When a coordinator can trust that the play call will arrive correctly, the nature of what they can call changes. Tempo becomes a real tactical option rather than a theoretical one. A no-huddle drive that forces a defense to stay in a base package requires confident communication; if the quarterback might misread the wristband or the receiver might not catch the signal, the risk of a procedure penalty or a wrong route outweighs the tactical benefit.

With reliable communication in place, high school coordinators are running up-tempo series with the same intent as college programs: wearing down a defense, preventing substitutions, and creating favorable matchups before the defense can adjust. Programs that adopted wristband systems in the past few seasons report that the change affected their tempo game more than any other element — not because they added new plays, but because they could now actually use what they already had.

Pre-snap motion and shifts, which require precise timing between the snap count and the movement, are another area where communication quality shows up directly in execution. When a receiver knows exactly what motion he is running and when, and the quarterback knows exactly what protection adjustment follows, motion packages run cleanly. When either player is uncertain because the signal was ambiguous, motion creates chaos rather than advantage.

The Coordinator’s Role Has Evolved

The coordinator who benefits most from these systems is not one who simply calls more plays. It is one who uses the reliability of communication to make better decisions mid-drive. College coordinators have long had the ability to adjust based on what they saw on the previous possession — pulling up a tendency from the defensive coordinator’s notes, calling a play designed specifically for a leverage the defense just showed. High school coordinators are beginning to operate the same way.

Some programs have added a simple spotting system in the press box — a second coach watching the defensive alignment and relaying tendencies down to the sideline between series. This is a version of what college staff have done for decades. At the high school level, it was difficult to act on press box observations when the sideline communication was unreliable. With a dependable play delivery system in place, the information flow from the press box actually translates into adjusted play-calling.

The coordinator’s job has shifted from managing communication uncertainty to managing football decisions. That is a meaningful change in what the role demands and what it can produce.

Photo by Riley McCullough on Unsplash 

Player Development Follows the Infrastructure

One consequence of better play delivery systems that gets less attention than scheme sophistication is what happens to player development. A quarterback who operates within a clean, consistent communication system throughout high school arrives at the college level with habits that college coaches can build on.
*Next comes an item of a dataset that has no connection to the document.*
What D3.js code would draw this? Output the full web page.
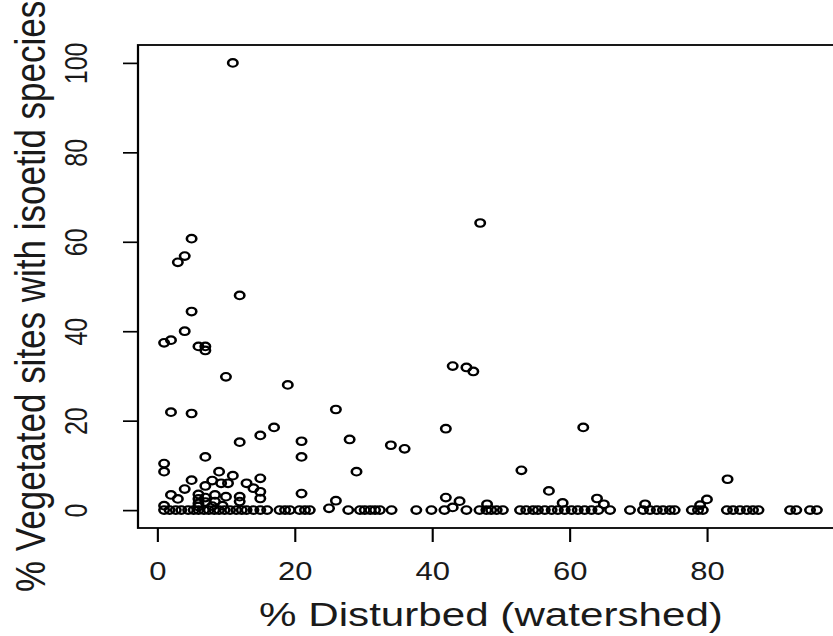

Reading a wristband quickly, processing a call with multiple options, understanding the relationship between a formation tag and a protection adjustment — these are skills that take repetition to develop, and they develop faster when the delivery mechanism is consistent.

College coaches who recruit quarterbacks from programs using modern communication systems report a noticeable difference in processing speed. The player has done it hundreds of times already. The mechanics are not new. What college coaches add is the next layer of complexity, not the foundational habits.

Receivers benefit similarly. A route runner who has spent three years executing based on clear, reliable pre-snap communication understands his assignment differently than one who spent those years guessing through ambiguous sideline signals. Route precision at the high school level used to be partly a communication problem. Better play delivery systems have removed that variable.

Where the Gap Still Exists

Acknowledging the progress does not require overstating it. High school programs still operate without the personnel depth, preparation time, and analytical resources that college staffs have. A college offensive coordinator calling a third-and-six at a critical point in the season has a week of film study, a full analytics staff, and a roster built around specific scheme advantages. A high school coordinator calling the same situation has evenings, a laptop, and a staff with other jobs.

The value of better play-calling infrastructure at the high school level is not that it closes every gap. It is that it closes the gap that was most directly in the way — the communication gap that prevented capable coordinators from running what they knew. Once that barrier comes down, the limiting factor becomes football knowledge and preparation, which is a more manageable problem than infrastructure.

Programs that have invested in modern play delivery systems over the past few years are not running college football. They are running high school football with fewer unnecessary limitations — and for the players coming through those programs, that difference shows up where it matters most.